*INFORMATION PROVIDED*
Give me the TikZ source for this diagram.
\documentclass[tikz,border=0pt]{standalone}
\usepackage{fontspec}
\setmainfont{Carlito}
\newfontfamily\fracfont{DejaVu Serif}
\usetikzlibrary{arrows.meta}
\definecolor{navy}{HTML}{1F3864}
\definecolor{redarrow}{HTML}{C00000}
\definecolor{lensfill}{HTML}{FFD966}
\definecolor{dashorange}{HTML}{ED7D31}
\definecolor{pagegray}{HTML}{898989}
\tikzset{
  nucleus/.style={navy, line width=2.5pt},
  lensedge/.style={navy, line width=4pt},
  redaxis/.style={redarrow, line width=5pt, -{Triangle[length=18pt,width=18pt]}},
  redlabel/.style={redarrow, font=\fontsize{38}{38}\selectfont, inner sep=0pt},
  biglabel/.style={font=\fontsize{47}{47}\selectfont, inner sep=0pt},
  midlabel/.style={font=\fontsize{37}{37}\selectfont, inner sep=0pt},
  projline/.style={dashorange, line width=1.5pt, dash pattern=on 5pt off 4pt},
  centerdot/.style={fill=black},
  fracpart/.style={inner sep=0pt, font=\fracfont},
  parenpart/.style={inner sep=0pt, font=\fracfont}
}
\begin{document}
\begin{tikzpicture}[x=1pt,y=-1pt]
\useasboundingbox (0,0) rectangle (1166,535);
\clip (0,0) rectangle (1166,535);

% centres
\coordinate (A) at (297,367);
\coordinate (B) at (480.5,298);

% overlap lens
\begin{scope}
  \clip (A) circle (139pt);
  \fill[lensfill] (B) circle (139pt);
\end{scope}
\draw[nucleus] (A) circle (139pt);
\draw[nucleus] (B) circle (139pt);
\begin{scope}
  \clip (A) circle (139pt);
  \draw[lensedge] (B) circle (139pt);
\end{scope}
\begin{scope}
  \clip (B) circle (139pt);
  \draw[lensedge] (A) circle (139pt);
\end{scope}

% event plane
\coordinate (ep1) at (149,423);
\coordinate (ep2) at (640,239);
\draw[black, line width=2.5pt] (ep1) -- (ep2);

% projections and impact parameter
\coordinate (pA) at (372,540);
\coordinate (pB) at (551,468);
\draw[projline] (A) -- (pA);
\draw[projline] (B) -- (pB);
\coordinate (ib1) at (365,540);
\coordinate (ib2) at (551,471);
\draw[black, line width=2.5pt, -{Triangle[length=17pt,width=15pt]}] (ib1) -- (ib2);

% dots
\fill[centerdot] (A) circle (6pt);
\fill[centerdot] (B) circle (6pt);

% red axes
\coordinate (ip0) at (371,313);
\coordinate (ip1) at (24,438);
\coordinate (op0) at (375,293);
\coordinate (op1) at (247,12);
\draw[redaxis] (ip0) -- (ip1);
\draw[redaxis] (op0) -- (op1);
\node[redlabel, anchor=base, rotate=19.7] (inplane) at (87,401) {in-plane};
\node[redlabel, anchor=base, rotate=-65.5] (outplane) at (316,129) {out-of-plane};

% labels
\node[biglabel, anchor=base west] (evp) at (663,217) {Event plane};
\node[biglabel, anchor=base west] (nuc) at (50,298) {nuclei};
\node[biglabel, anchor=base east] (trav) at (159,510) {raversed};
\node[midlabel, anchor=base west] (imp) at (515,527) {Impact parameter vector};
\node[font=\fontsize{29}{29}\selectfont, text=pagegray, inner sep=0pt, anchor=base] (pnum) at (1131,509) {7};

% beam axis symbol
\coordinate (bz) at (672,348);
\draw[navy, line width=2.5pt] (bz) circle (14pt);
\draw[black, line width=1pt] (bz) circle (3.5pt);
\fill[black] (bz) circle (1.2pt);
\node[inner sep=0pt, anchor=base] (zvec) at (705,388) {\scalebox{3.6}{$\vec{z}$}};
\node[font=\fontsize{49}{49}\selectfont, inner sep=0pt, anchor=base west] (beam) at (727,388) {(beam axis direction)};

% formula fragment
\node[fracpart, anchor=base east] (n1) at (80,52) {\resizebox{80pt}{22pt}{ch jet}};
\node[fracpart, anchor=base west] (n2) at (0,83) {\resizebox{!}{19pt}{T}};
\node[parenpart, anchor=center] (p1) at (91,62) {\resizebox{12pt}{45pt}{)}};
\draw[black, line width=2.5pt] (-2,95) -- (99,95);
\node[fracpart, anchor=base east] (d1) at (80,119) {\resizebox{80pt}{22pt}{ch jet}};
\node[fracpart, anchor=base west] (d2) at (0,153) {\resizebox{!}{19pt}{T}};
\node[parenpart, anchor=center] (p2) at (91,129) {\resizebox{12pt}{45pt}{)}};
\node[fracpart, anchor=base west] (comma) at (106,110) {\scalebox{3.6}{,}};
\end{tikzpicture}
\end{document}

==

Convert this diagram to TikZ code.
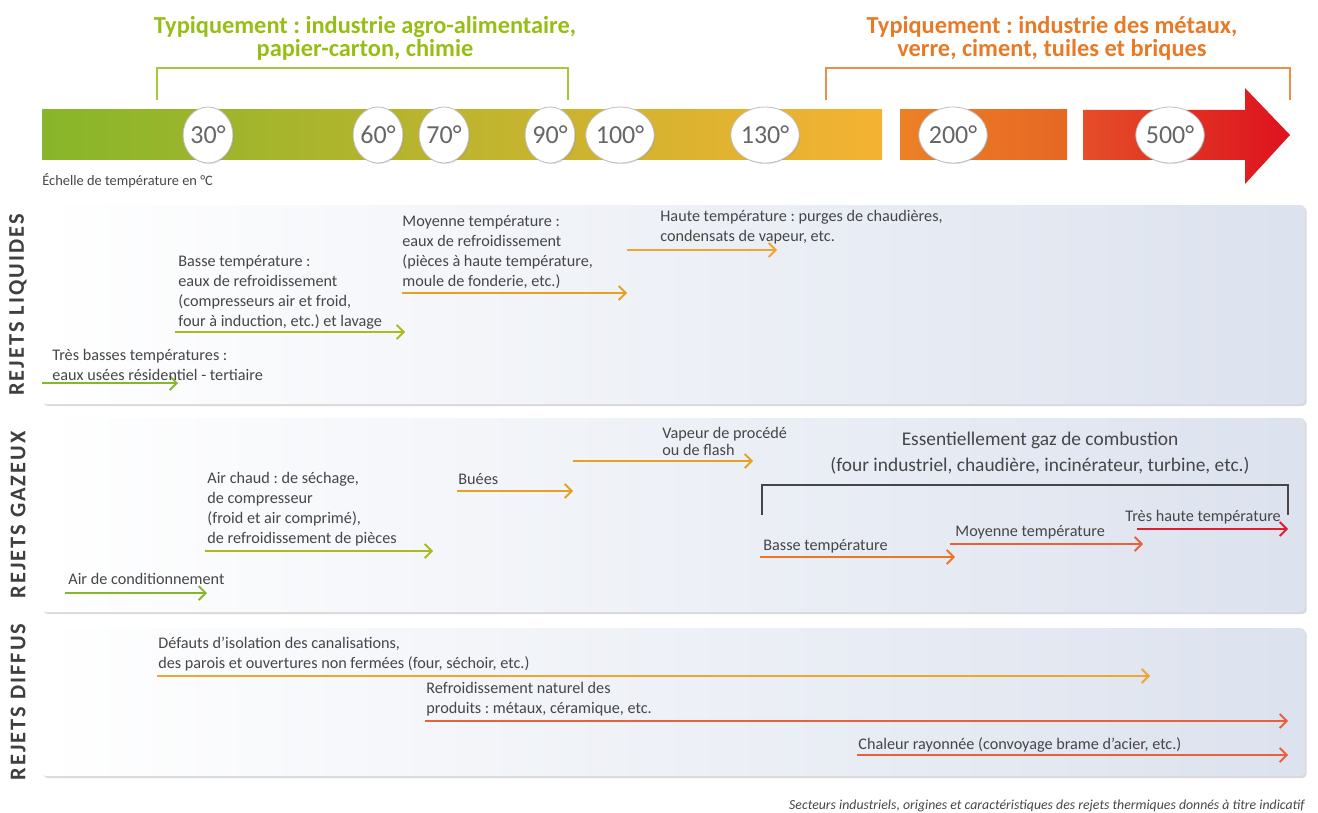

*AIM*
Using the records above, pull out each line where the word "this" occurs.

*FINAL RESULT*
Give me the TikZ source for this diagram.
Convert this diagram to TikZ code.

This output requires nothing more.